Used with permission. For more information about Dr. Ben Witherington please visit www.benwitherington.com or his blog at blog.beliefnet.com/bibleandculture.


[1] The first was originally published in London: SCM Press, 1977. The second is Minn. Fortress, 1983, and the last is Minn. Fortress, 1987.

[2] J.D.G. Dunn, The New Perspective on Paul, rvsd. Ed.(Grand Rapids: Eerdmans, 2008).

[3] eds. D.A. Carson et al.(Grand Rapids: Baker 2001 and 2004).

[4] See the article by R.B. Bauckham, on “Apocalypses” in Justification and Variegated Nomism Vol. One, pp. 135-187

[5] See the discussion by Carson in Vol. One pp. 545-46.

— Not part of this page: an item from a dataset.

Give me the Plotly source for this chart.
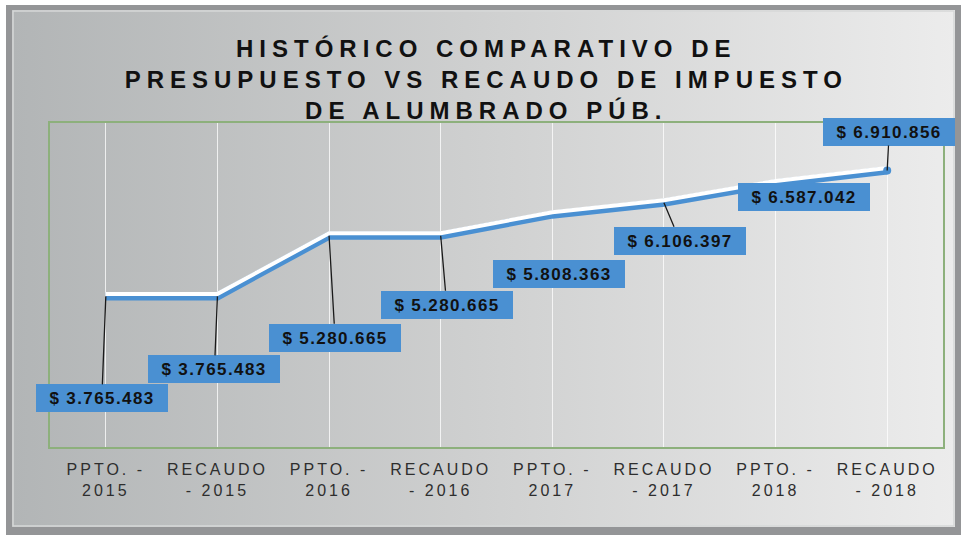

[6] See Carson, p. 546 and n. 158.

[7] See now Francis Watson, Paul and the Hermeneutics of Faith, (Edinburgh: T+T Clark, 2004), and more specifically, Paul, Judaism, and Gentiles. Beyond the New Perspective, (Grand Rapids: Eerdmans, 2007)

[8] The quotation is from his Theta Phi Lecture “Once Again: Beyond the ‘New Perspective on Paul” delivered at Asbury Theological SeminaryMarch 6, 2008, based on his recent book from Eerdmans.

[9] “Once Again: Beyond the New Perspective”.

[10] F. Thielman, Paul and the Law, (Downers Grive; IV Press, 1994).

[11] I say normally because of course a deathbed conversion to Christ does occasionally happen, and proves of course that salvation is of course a divine gift from God.